The Second cleared her throat. “The Elite who is absolutely not keeping guard over your apartment at a discreet distance.”
Miranda rolled her eyes. “Oh, like I didn’t know about her. She follows me everywhere. You think I don’t know when a vampire’s tailing me now? I’ve had to stop myself from waving at her. I’d hate for her to feel like she’s not doing her job.”
Faith’s smile returned. “She won’t hear it from me.”
“Whatever. But you know, you still haven’t told me how you know Sophie. Did you meet in California?”
She started to reply, but suddenly her com beeped. Faith frowned and said, “This is Faith.”
“Second, your presence is required at a disturbance at Westgate and Porter.”
“Situation code?”
“Alpha Seven.”
“Shit,” Faith said. “Has the Prime been called in?”
“Not yet.”
“I’ll do it. I’ll meet you there in twenty.”
“Elite Twelve out.”
Miranda’s stomach flipped. Alpha Seven was the code for a body found: human, suspected murder by vampire. The insurgents had struck again.

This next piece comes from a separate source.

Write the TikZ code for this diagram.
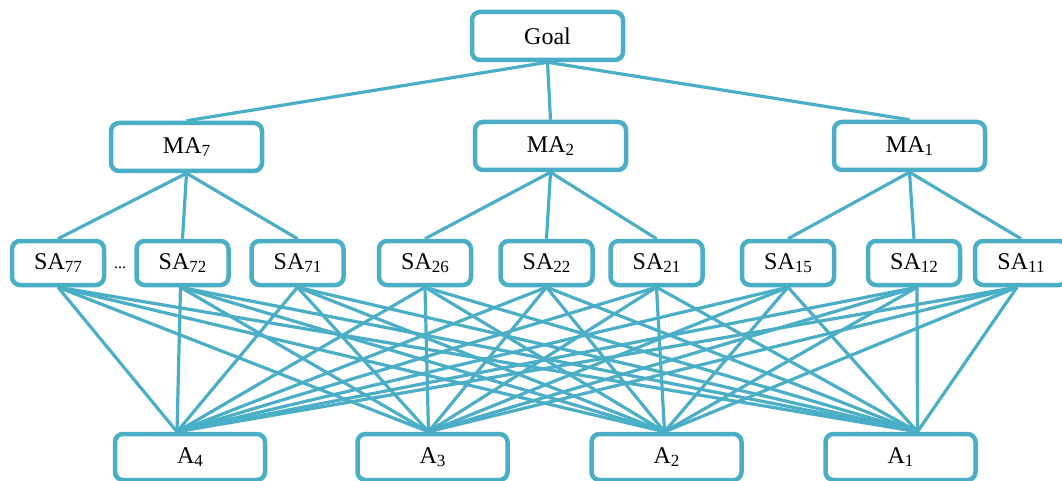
\documentclass[tikz,border=0pt]{standalone}
\usepackage{fontspec}
\setmainfont{Liberation Serif}
\definecolor{tealline}{RGB}{74,174,199}
\newcommand{\lab}[2]{#1\raisebox{-3pt}{\fontsize{17}{17}\selectfont #2}}
\begin{document}
\begin{tikzpicture}[x=1pt,y=-1pt,
  box/.style={draw=tealline, line width=4.5pt, rounded corners=8pt, fill=white,
              inner sep=0pt, font=\fontsize{24}{28}\selectfont},
  big/.style={box, minimum width=151pt, minimum height=48pt},
  sa/.style={box, minimum width=92pt, minimum height=44pt},
  alt/.style={box, minimum width=150pt, minimum height=46pt},
  link/.style={draw=tealline, line width=3.2pt}]
\useasboundingbox (0,0) rectangle (1062,481);
% top levels
\node[big] (Goal) at (547.5,36) {Goal};
\node[big] (MA7) at (186.5,147) {\lab{MA}{7}};
\node[big] (MA2) at (550.5,146) {\lab{MA}{2}};
\node[big] (MA1) at (909.5,146) {\lab{MA}{1}};
% sub-attributes
\node[sa] (SA77) at (58,263) {\lab{SA}{77}};
\node[sa] (SA72) at (182.5,263) {\lab{SA}{72}};
\node[sa] (SA71) at (297.5,263) {\lab{SA}{71}};
\node[sa] (SA26) at (425,263) {\lab{SA}{26}};
\node[sa] (SA22) at (546.5,263) {\lab{SA}{22}};
\node[sa] (SA21) at (656.5,263) {\lab{SA}{21}};
\node[sa] (SA15) at (788,263) {\lab{SA}{15}};
\node[sa] (SA12) at (914,263) {\lab{SA}{12}};
\node[sa] (SA11) at (1021,263) {\lab{SA}{11}};
\node[font=\fontsize{16}{16}\selectfont, inner sep=0pt] (dots) at (120,268) {...};
% alternatives
\node[alt] (A4) at (190,457) {\lab{A}{4}};
\node[alt] (A3) at (432.5,457) {\lab{A}{3}};
\node[alt] (A2) at (666.5,457) {\lab{A}{2}};
\node[alt] (A1) at (900.5,457) {\lab{A}{1}};
% connectors
\foreach \m in {MA7,MA2,MA1} \draw[link] (Goal.south) -- (\m.north);
\foreach \s in {SA77,SA72,SA71} \draw[link] (MA7.south) -- (\s.north);
\foreach \s in {SA26,SA22,SA21} \draw[link] (MA2.south) -- (\s.north);
\foreach \s in {SA15,SA12,SA11} \draw[link] (MA1.south) -- (\s.north);
\foreach \s/\sx in {SA77/0,SA72/-2,SA71/0,SA26/0,SA22/0,SA21/0,SA15/0,SA12/3,SA11/-4}
  \foreach \a/\ax in {A4/-13,A3/-4,A2/-2,A1/17}
    \draw[link] ([xshift=\sx pt]\s.south) -- ([xshift=\ax pt]\a.north);
\end{tikzpicture}
\end{document}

Faith held Miranda’s eyes as she said into her com, “Star-one.”
Her heart did a pirouette in her chest at the low, familiar voice. “I’m on my way, Faith.”
The Second rose quickly and grabbed her coat. “I have to go,” she said apologetically.
“I know. I understand. Just tell me what happens, okay? E-mail me.”
“I will. Stay safe, Miranda. And remember what I said—don’t do anything stupid. These woods are dark and dangerous.”
Miranda stood in the doorway watching Faith literally break into a run as she hit the sidewalk; in a matter of seconds her shape seemed to blur and vanish.
She shut and locked the door, and though the thought of another murder was at the forefront of her mind, part of her had to admit that it made her feel better to have heard David’s voice again, even just five words to someone else.